Os confrontos geram distorções cognitivas que podem ser trabalhadas, antes que as situações reais ocorram, defende Wilkerson. “Para você ver, 83% afirmaram ter sentido o efeito da visão de túnel, o mesmo percentual viu melhora na sua acuidade visual e quase 40% sentiram o efeito de dissociação, como se eles saíssem do corpo e vissem a cena de fora”. Se durante a troca de tiros há uma situação de grande stress, é depois do confronto que os problemas mais ocorrem. “O estudo mostra que quando acaba o confronto vem a sensação de alívio, por estar vivo, mas aí vem a preocupação com o resultado, incluindo processos eventuais. Por último vem o stress tardio. Os policiais deveriam ter um acompanhamento psicológico intenso”.
As duas últimas dimensões envolvem o treinamento e os valores e expectativas dos policiais após um confronto. “O treinamento no alvo de papelão ensina como usar, mas não quando e, ainda por cima, tira a sensibilidade do atirador porque esquece que, na vida real, não é um pedaço de papel, mas uma vida humana, que está do outro lado”. Os policiais relatam que, em caso de erro, se sentem abandonados pela corporação. “É aquela coisa, quando há um acerto é da instituição, quando há um erro é do policial. Por isso existe esta rede de solidariedade entre os policiais contra todos, porque eles tomam decisões difíceis todos os dias”.

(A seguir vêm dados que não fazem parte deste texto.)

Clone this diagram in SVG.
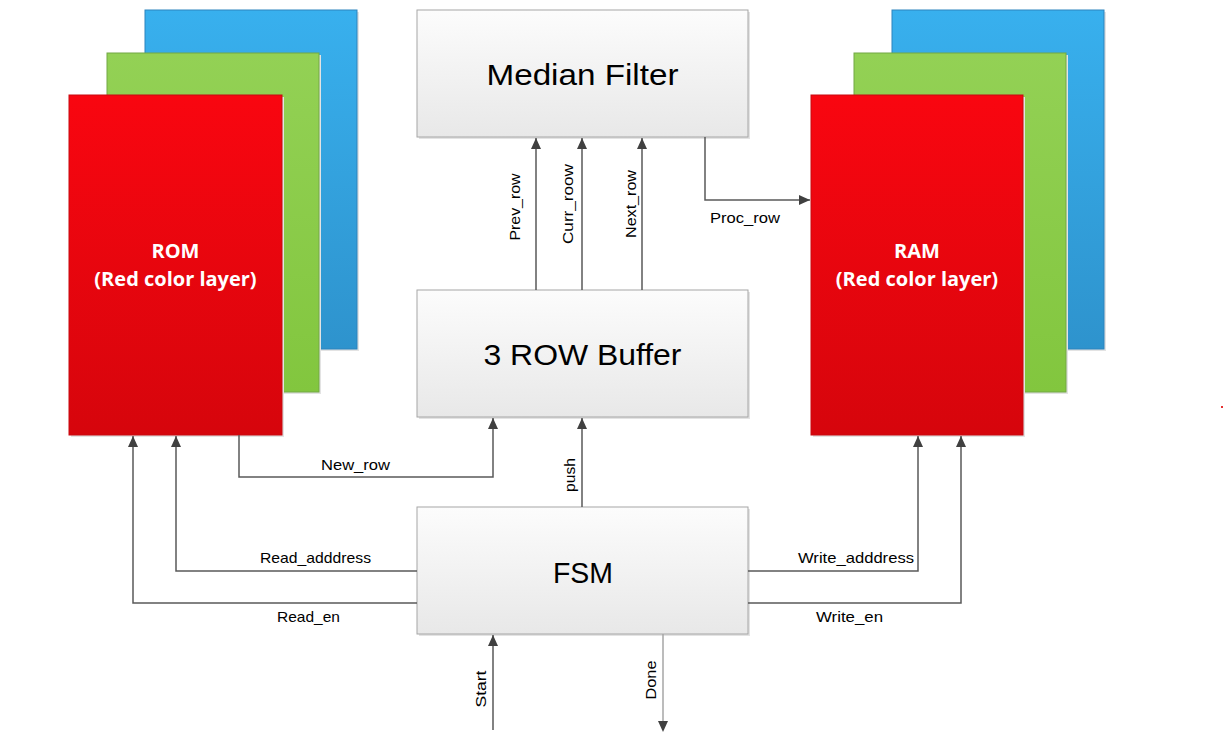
<svg xmlns="http://www.w3.org/2000/svg" width="1226" height="755" viewBox="0 0 1226 755">
<style>
.lbl{font-family:"Liberation Sans",Arial,sans-serif;font-size:15px;fill:#000}
.title{font-family:"Liberation Sans",Arial,sans-serif;font-size:29px;fill:#000;text-anchor:middle}
.mem{font-family:"Open Sans","Liberation Sans",Arial,sans-serif;font-size:20px;font-weight:bold;fill:#fff;text-anchor:middle}
.box{fill:url(#gBox);stroke:#a6a6a6;stroke-width:1}
.shadow{fill:#e3e3e3}
.red{fill:url(#gRed);stroke:#c80a10;stroke-width:1}
.green{fill:url(#gGreen);stroke:#73a845;stroke-width:1}
.blue{fill:url(#gBlue);stroke:#2c83bd;stroke-width:1}
.wire{fill:none;stroke:#595959;stroke-width:1.5}
.wireLight{fill:none;stroke:#a6a6a6;stroke-width:1.5}
</style>
<defs>
<linearGradient id="gBox" x1="0" y1="0" x2="0" y2="1"><stop offset="0" stop-color="#fcfcfc"/><stop offset="1" stop-color="#e8e8e8"/></linearGradient>
<linearGradient id="gRed" x1="0" y1="0" x2="0" y2="1"><stop offset="0" stop-color="#f90610"/><stop offset="1" stop-color="#d6050c"/></linearGradient>
<linearGradient id="gGreen" x1="0" y1="0" x2="0" y2="1"><stop offset="0" stop-color="#93d155"/><stop offset="1" stop-color="#82c63e"/></linearGradient>
<linearGradient id="gBlue" x1="0" y1="0" x2="0" y2="1"><stop offset="0" stop-color="#38b0ee"/><stop offset="1" stop-color="#2e93cd"/></linearGradient>
<marker id="arr" markerUnits="userSpaceOnUse" markerWidth="12" markerHeight="10" refX="11" refY="5" orient="auto"><path d="M0,0 L11,5 L0,10 z" fill="#404040"/></marker>
</defs>

<g id="rom">
<rect class="shadow" x="147" y="12" width="212" height="339"/>
<rect class="blue" x="145" y="10" width="212" height="339"/>
<rect class="shadow" x="109" y="55" width="212" height="339"/>
<rect class="green" x="107" y="53" width="212" height="339"/>
<rect class="shadow" x="71" y="97" width="213" height="340"/>
<rect class="red" x="69" y="95" width="213" height="340"/>
<text class="mem" x="175.5" y="258">ROM</text>
<text class="mem" x="175.5" y="286">(Red color layer)</text>
</g>

<g id="ram">
<rect class="shadow" x="894" y="12" width="212" height="339"/>
<rect class="blue" x="892" y="10" width="212" height="339"/>
<rect class="shadow" x="856" y="55" width="212" height="339"/>
<rect class="green" x="854" y="53" width="212" height="339"/>
<rect class="shadow" x="813" y="97" width="212" height="340"/>
<rect class="red" x="811" y="95" width="212" height="340"/>
<text class="mem" x="917" y="258">RAM</text>
<text class="mem" x="917" y="286">(Red color layer)</text>
</g>

<g id="median-filter">
<rect class="shadow" x="419" y="12" width="331" height="127"/>
<rect class="box" x="417" y="10" width="331" height="127"/>
<text class="title" x="582.5" y="85" textLength="192" lengthAdjust="spacingAndGlyphs">Median Filter</text>
</g>

<g id="row-buffer">
<rect class="shadow" x="419" y="292" width="331" height="127"/>
<rect class="box" x="417" y="290" width="331" height="127"/>
<text class="title" x="582.5" y="365" textLength="198" lengthAdjust="spacingAndGlyphs">3 ROW Buffer</text>
</g>

<g id="fsm">
<rect class="shadow" x="419" y="509" width="331" height="127"/>
<rect class="box" x="417" y="507" width="331" height="127"/>
<text class="title" x="583" y="583" textLength="60" lengthAdjust="spacingAndGlyphs">FSM</text>
</g>

<g id="connectors">
<path class="wire" d="M536,290 V138" marker-end="url(#arr)"/>
<path class="wire" d="M582,290 V138" marker-end="url(#arr)"/>
<path class="wire" d="M642,290 V138" marker-end="url(#arr)"/>
<path class="wire" d="M705,137 V200 H810" marker-end="url(#arr)"/>
<path class="wire" d="M239,435 V477 H493 V418" marker-end="url(#arr)"/>
<path class="wire" d="M582,507 V418" marker-end="url(#arr)"/>
<path class="wire" d="M417,571 H176 V436" marker-end="url(#arr)"/>
<path class="wire" d="M417,603 H133 V436" marker-end="url(#arr)"/>
<path class="wire" d="M748,571 H918 V436" marker-end="url(#arr)"/>
<path class="wire" d="M748,603 H961 V436" marker-end="url(#arr)"/>
<path class="wire" d="M493,730 V635" marker-end="url(#arr)"/>
<path class="wireLight" d="M663,634 V722"/>
<path d="M658,721 L663,732 L668,721 z" fill="#404040"/>

<text class="lbl" transform="translate(520,207) rotate(-90)" text-anchor="middle" textLength="67" lengthAdjust="spacingAndGlyphs">Prev_row</text>
<text class="lbl" transform="translate(573,204) rotate(-90)" text-anchor="middle" textLength="80" lengthAdjust="spacingAndGlyphs">Curr_roow</text>
<text class="lbl" transform="translate(636,204) rotate(-90)" text-anchor="middle" textLength="68" lengthAdjust="spacingAndGlyphs">Next_row</text>
<text class="lbl" x="745" y="223" text-anchor="middle" textLength="70" lengthAdjust="spacingAndGlyphs">Proc_row</text>
<text class="lbl" x="355.5" y="470" text-anchor="middle" textLength="69" lengthAdjust="spacingAndGlyphs">New_row</text>
<text class="lbl" transform="translate(575,475) rotate(-90)" text-anchor="middle" textLength="34" lengthAdjust="spacingAndGlyphs">push</text>
<text class="lbl" x="315.5" y="563" text-anchor="middle" textLength="111" lengthAdjust="spacingAndGlyphs">Read_adddress</text>
<text class="lbl" x="308.5" y="622" text-anchor="middle" textLength="63" lengthAdjust="spacingAndGlyphs">Read_en</text>
<text class="lbl" x="856" y="563" text-anchor="middle" textLength="116" lengthAdjust="spacingAndGlyphs">Write_adddress</text>
<text class="lbl" x="849.5" y="622" text-anchor="middle" textLength="67" lengthAdjust="spacingAndGlyphs">Write_en</text>
<text class="lbl" transform="translate(486,689) rotate(-90)" text-anchor="middle" textLength="37" lengthAdjust="spacingAndGlyphs">Start</text>
<text class="lbl" transform="translate(656,680) rotate(-90)" text-anchor="middle" textLength="39" lengthAdjust="spacingAndGlyphs">Done</text>
</g>
<rect x="1221" y="406" width="2" height="2" fill="#e53030"/>
</svg>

Conclusões – Para o coronel, o estudo serve para trazer uma reflexão sobre o assunto. “Na área da ação policial, não basta conhecer as regras do jogo, porque elas não ensinam como jogar”. Defende que mudanças neste sentido ocorrerão com o trabalho voltado para duas frentes, a redução da letalidade e para reduzir a criminalidade. “O Estado precisa repensar quais outros meios poderão ser empregados para a a defesa da propriedade, sem o sacrifício de outras vidas”.